Requirement
Only the lines from the one containing "Recreate this image as a component" down to the one containing "import * as" should be printed, exactly as they stand, ends included.

Lines of data
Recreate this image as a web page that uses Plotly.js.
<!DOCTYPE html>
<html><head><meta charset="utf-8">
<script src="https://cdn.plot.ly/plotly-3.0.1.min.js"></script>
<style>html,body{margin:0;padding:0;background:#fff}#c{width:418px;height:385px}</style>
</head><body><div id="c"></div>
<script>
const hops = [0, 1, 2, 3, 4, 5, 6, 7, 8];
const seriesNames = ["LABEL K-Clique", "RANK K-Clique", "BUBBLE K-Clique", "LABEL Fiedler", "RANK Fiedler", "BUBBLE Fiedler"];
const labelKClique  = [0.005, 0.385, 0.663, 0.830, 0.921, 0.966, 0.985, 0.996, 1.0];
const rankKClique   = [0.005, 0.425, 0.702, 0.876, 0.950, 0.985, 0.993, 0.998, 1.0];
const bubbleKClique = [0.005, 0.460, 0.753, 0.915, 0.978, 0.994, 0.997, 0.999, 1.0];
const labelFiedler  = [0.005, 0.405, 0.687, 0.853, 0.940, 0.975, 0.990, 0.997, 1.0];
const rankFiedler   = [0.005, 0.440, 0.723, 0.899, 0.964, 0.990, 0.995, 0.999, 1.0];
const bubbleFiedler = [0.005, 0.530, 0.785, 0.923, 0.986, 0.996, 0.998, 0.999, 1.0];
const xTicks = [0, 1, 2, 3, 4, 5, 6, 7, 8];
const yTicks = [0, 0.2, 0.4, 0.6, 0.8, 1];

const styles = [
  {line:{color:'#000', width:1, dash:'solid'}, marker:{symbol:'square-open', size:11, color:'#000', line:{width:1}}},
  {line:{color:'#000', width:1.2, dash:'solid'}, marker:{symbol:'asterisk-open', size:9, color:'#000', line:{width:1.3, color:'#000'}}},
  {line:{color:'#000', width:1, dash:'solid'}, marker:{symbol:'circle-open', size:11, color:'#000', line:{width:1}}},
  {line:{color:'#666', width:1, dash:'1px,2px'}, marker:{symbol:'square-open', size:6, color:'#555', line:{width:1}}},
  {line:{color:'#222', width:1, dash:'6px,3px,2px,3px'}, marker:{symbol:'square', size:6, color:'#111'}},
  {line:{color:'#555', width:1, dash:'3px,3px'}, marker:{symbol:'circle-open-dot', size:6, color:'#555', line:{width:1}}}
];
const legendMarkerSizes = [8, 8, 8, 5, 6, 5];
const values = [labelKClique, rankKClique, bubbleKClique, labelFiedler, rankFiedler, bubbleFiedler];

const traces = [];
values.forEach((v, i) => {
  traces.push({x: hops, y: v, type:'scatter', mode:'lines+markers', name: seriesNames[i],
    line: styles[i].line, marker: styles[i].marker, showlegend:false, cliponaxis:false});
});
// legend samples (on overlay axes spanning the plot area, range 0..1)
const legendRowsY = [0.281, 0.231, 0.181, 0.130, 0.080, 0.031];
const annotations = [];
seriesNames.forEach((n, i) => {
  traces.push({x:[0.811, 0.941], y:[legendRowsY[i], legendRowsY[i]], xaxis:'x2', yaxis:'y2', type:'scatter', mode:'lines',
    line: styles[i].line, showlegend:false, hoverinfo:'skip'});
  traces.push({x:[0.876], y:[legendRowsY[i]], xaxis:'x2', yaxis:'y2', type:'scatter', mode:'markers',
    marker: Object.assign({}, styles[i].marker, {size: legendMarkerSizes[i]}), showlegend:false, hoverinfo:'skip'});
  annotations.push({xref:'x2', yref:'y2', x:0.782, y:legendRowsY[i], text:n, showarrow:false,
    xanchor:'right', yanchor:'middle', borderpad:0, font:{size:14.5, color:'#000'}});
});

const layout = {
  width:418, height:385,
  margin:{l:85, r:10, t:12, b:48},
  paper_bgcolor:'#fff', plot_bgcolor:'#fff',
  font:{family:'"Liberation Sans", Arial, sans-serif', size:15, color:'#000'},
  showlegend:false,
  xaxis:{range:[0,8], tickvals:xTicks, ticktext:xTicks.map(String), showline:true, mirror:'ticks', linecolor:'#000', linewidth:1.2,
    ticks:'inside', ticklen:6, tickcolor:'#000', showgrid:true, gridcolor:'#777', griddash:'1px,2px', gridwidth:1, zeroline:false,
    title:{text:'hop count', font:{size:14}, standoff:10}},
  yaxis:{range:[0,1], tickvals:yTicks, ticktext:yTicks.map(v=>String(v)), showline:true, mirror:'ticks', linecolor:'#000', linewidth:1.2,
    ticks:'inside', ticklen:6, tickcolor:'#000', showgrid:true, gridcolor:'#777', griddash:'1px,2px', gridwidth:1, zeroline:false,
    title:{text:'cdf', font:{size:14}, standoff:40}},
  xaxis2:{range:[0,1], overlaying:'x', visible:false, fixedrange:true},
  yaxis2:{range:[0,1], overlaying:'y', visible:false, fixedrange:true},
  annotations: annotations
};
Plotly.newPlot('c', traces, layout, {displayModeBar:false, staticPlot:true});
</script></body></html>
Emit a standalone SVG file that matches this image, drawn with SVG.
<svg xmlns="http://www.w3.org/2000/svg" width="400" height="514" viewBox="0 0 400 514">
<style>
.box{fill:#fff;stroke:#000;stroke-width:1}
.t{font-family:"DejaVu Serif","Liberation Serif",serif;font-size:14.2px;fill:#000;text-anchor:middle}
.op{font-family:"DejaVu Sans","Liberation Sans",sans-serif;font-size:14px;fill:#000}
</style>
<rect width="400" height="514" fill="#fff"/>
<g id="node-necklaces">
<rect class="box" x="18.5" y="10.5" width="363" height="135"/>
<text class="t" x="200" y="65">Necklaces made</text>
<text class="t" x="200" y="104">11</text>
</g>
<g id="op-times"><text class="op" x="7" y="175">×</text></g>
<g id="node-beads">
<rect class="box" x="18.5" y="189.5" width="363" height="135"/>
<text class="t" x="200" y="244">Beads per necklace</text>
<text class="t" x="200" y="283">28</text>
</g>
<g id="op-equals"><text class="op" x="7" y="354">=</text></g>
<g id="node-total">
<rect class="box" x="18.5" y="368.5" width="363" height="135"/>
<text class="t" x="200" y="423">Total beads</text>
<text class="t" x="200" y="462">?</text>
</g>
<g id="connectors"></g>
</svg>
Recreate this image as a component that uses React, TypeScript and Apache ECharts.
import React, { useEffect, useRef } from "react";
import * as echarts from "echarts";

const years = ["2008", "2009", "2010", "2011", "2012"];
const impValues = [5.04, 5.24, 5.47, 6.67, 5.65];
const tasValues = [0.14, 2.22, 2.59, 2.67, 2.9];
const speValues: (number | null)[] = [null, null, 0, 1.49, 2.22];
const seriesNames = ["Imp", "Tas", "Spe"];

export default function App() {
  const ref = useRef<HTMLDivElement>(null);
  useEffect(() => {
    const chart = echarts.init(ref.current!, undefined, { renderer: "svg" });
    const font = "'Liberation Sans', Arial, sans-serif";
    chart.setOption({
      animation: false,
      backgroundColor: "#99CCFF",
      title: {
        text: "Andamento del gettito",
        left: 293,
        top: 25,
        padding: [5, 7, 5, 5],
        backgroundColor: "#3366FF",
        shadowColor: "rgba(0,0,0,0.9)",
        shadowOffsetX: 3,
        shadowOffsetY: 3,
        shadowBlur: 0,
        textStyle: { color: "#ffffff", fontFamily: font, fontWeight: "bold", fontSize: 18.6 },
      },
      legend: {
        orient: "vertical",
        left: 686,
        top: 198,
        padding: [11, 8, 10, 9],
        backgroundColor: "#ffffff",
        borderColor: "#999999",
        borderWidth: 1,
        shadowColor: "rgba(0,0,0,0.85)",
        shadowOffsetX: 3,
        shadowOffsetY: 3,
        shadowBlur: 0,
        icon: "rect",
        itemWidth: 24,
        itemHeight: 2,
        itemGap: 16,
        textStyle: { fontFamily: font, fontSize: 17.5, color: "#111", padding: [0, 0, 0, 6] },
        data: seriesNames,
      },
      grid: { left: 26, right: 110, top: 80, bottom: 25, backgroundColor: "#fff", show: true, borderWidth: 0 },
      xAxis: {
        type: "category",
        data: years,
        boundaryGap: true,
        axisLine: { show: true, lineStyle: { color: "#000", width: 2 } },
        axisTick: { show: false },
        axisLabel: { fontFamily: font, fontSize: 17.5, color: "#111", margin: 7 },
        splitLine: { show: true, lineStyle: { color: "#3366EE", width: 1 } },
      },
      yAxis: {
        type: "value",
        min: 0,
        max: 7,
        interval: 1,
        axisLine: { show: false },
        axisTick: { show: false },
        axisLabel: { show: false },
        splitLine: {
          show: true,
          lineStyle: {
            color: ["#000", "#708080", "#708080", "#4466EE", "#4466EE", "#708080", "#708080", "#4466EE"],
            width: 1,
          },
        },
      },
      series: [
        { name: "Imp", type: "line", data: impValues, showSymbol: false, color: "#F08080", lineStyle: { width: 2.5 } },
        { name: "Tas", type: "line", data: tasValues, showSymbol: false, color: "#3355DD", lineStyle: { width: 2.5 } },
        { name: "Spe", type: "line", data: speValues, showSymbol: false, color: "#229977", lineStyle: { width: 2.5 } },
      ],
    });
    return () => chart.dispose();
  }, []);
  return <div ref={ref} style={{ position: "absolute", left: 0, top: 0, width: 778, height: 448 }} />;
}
...
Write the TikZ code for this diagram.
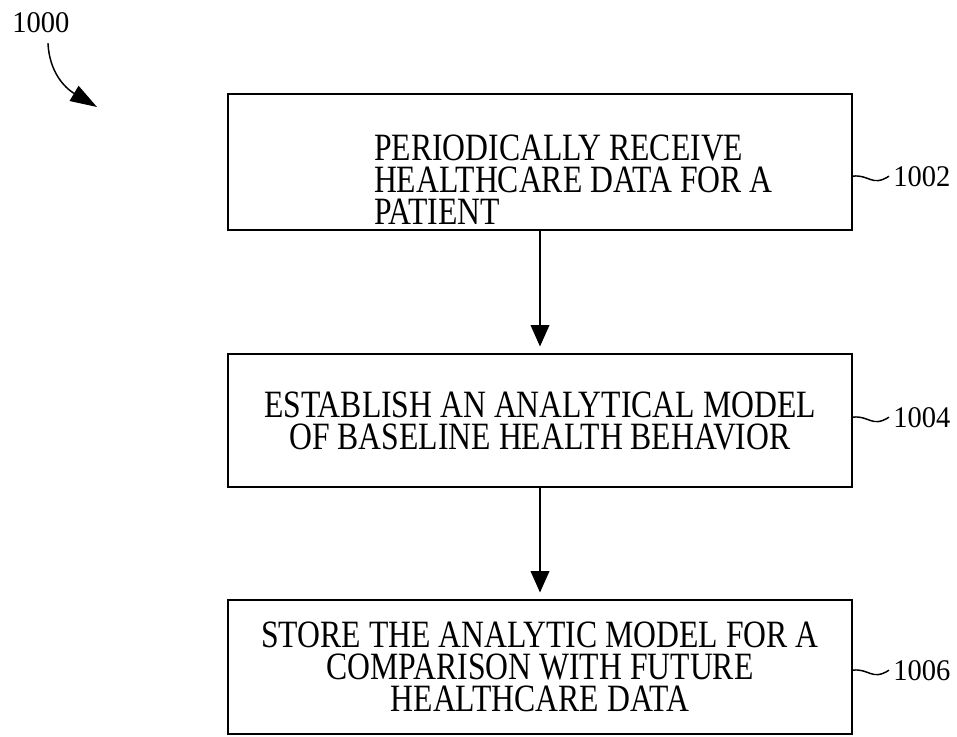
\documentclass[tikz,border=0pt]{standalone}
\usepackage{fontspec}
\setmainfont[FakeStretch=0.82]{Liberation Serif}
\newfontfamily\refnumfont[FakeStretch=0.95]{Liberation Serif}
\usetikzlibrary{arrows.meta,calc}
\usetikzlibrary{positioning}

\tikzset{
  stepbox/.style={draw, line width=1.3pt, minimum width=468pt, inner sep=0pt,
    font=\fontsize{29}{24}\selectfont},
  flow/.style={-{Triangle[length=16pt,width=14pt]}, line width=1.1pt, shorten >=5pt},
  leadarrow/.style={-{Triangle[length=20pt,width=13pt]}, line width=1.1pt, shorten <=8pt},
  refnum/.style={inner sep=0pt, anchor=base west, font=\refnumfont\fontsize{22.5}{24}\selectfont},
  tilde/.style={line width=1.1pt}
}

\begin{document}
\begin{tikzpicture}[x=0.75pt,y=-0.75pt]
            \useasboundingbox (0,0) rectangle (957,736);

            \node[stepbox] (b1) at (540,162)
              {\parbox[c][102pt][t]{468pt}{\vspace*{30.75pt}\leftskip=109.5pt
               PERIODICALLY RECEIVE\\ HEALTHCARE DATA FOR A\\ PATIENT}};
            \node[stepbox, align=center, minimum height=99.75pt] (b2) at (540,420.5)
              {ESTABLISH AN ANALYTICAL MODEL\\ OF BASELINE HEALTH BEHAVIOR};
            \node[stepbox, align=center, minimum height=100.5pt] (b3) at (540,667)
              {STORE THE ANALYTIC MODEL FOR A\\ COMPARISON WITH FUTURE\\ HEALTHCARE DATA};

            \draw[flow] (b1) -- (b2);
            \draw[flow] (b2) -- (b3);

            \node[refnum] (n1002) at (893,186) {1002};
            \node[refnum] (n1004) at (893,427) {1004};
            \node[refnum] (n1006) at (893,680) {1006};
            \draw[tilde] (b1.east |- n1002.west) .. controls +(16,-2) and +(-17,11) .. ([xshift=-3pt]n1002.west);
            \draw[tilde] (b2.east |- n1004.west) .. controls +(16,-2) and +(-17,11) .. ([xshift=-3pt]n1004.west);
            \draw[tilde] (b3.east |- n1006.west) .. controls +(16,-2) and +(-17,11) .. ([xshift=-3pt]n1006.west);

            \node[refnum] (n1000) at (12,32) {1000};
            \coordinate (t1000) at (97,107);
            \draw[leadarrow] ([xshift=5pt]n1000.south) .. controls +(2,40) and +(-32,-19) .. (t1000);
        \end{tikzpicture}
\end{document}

The output
Recreate this image as a component that uses React, TypeScript and Apache ECharts.
import React, { useEffect, useRef } from "react";
import * as echarts from "echarts";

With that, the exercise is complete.